Not content with just replicating the dishes, Casa do Frango is also attempting to improve on the Portuguese originals, primarily through a more rigid sourcing of produce. "The charcoal's actually better in the UK," explains Green, "the free-roaming chickens? They're also better."

Casa uses three-to-four month old chooks that weigh-in at less than a kilo – a bird that's a damn sight smaller than you'll get from most industrial farms. The mass-production models in play at Marufos and O Teodósio that see thousands of definitely-not-free-range poultry slaughtered on a daily basis are certainly a pitfall of piri piri's popularity. Piri piri chicken has become a very global dish but, amid that growth, it's also become a highly industrial one, too.

That industrialisation is something the team at Casa have attempted to tackle head on. It's why the restaurant eschews the use of factory-farmed poultry and sources its chicken direct from Crazy Dan's House of Meat in Basildon. Creating a successful restaurant is, after all, about creating a social space that makes sense in its environment. An exact replica of Marufos or O Teodósio simply wouldn't work in London for a plethora of reasons – a fact I lament on my way out of Portugal, before I'm reminded that I don't need a carbon copy to get my laughing gear around great chicken: London's got its own thriving chicken-shop culture.

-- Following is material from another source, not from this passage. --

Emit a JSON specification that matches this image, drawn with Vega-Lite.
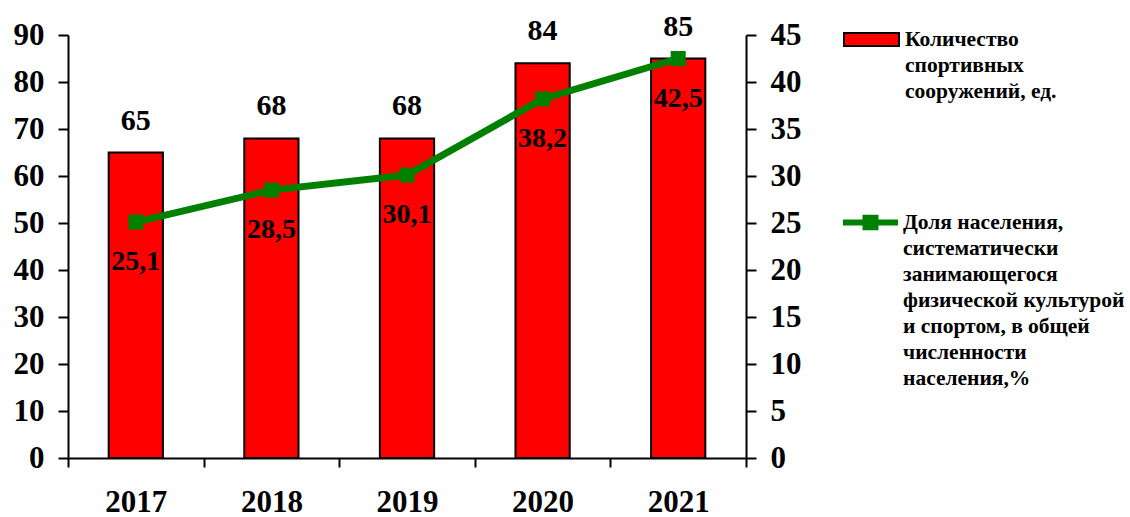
{
  "$schema": "https://vega.github.io/schema/vega-lite/v6.json",
  "width": 678,
  "height": 423,
  "autosize": {"type": "none"},
  "padding": {"left": 68, "top": 35, "right": 384, "bottom": 59},
  "background": "white",
  "config": {
    "view": {"stroke": null},
    "font": "Liberation Serif",
    "axis": {
      "domainColor": "black", "domainWidth": 2, "tickColor": "black", "tickWidth": 2, "tickSize": 9,
      "labelFont": "Liberation Serif", "labelFontSize": 31, "labelFontWeight": "bold", "labelColor": "black",
      "grid": false, "title": null
    },
    "legend": {
      "orient": "none", "title": null, "padding": 0,
      "labelFont": "Liberation Serif", "labelFontSize": 21.5, "labelFontWeight": "bold", "labelColor": "black",
      "labelLimit": 400, "labelOffset": 5
    }
  },
  "data": {
    "values": [
      {"year": "2017", "count": 65, "share": 25.1, "shareText": "25,1"},
      {"year": "2018", "count": 68, "share": 28.5, "shareText": "28,5"},
      {"year": "2019", "count": 68, "share": 30.1, "shareText": "30,1"},
      {"year": "2020", "count": 84, "share": 38.2, "shareText": "38,2"},
      {"year": "2021", "count": 85, "share": 42.5, "shareText": "42,5"}
    ]
  },
  "encoding": {
    "x": {
      "field": "year", "type": "nominal",
      "scale": {"paddingInner": 0, "paddingOuter": 0},
      "axis": {"labelAngle": 0, "tickBand": "extent", "labelPadding": 20, "title": null}
    }
  },
  "layer": [
    {
      "layer": [
        {
          "mark": {"type": "bar", "stroke": "black", "strokeWidth": 2, "width": {"band": 0.4}},
          "encoding": {
            "y": {
              "field": "count", "type": "quantitative",
              "scale": {"domain": [0, 90], "nice": false},
              "axis": {"values": [0, 10, 20, 30, 40, 50, 60, 70, 80, 90], "labelPadding": 14, "tickSize": 10, "title": null}
            },
            "fill": {
              "datum": "Количество|спортивных|сооружений, ед.", "type": "nominal",
              "scale": {"range": ["#ff0000"]},
              "legend": {
                "legendX": 775, "legendY": -24,
                "symbolType": "M-1,-0.236H1V0.236H-1Z", "symbolSize": 3025,
                "symbolStrokeColor": "black", "symbolStrokeWidth": 2,
                "labelExpr": "split(datum.label, '|')", "labelBaseline": "middle",
                "encode": {"labels": {"update": {"lineHeight": {"value": 26}}}}
              }
            }
          }
        },
        {
          "mark": {"type": "text", "dy": -32, "fontSize": 30, "fontWeight": "bold", "font": "Liberation Serif", "color": "black", "baseline": "middle"},
          "encoding": {
            "y": {"field": "count", "type": "quantitative"},
            "text": {"field": "count", "type": "quantitative"}
          }
        }
      ]
    },
    {
      "layer": [
        {
          "mark": {"type": "line", "strokeWidth": 7},
          "encoding": {
            "y": {
              "field": "share", "type": "quantitative",
              "scale": {"domain": [0, 45], "nice": false},
              "axis": {"orient": "right", "values": [0, 5, 10, 15, 20, 25, 30, 35, 40, 45], "labelPadding": 14, "tickSize": 10, "title": null}
            },
            "stroke": {
              "datum": "Доля населения,|систематически|занимающегося|физической культурой|и спортом, в общей|численности|населения,%", "type": "nominal",
              "scale": {"range": ["#008000"]},
              "legend": {
                "legendX": 775, "legendY": 160,
                "symbolType": "M-1,-0.11H1V0.11H-1Z M-0.29,-0.28H0.29V0.28H-0.29Z", "symbolSize": 3025,
                "symbolFillColor": "#008000", "symbolStrokeWidth": 0,
                "labelExpr": "split(datum.label, '|')", "labelBaseline": "middle",
                "encode": {"labels": {"update": {"lineHeight": {"value": 26}}}}
              }
            }
          }
        },
        {
          "mark": {"type": "square", "size": 225, "color": "#008000", "filled": true, "opacity": 1},
          "encoding": {"y": {"field": "share", "type": "quantitative"}}
        },
        {
          "mark": {"type": "text", "dy": 40, "fontSize": 28, "fontWeight": "bold", "font": "Liberation Serif", "color": "black", "baseline": "middle"},
          "encoding": {
            "y": {"field": "share", "type": "quantitative"},
            "text": {"field": "shareText", "type": "nominal"}
          }
        }
      ]
    }
  ],
  "resolve": {"scale": {"y": "independent", "fill": "independent", "stroke": "independent"}}
}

Our city is stacked with your classic Morley's and Chicken Cottage as well shinier and more polished newcomers like Chick'n Sours and Bird, and those infused with a more Portuguese flavour, like Casa do Frango.

A few days after my return from Faro, I'm sitting at a table at Casa do Frango's London Bridge premises, filament bulbs above my head threatening to start a Newton's cradle. Why? Because I felt it would, in Proustian terms, "help the memory" of the trip "reveal itself" and make a tidy bookend to this piece. And – y'know – I was hungry.

The woman on the table next to me thumbs through her Instagram stories with the precision of a pneumatic piston; a man on the other side of the restaurant has a conversation so loud and obnoxious that the whole room can't help but eavesdrop; a couple behind me play a game of footsie that sporadically judders the bench I'm sat on. Yet, despite all of our differences, we're all here for the exact same thing: delicious chicken. And that's my kind of hen party.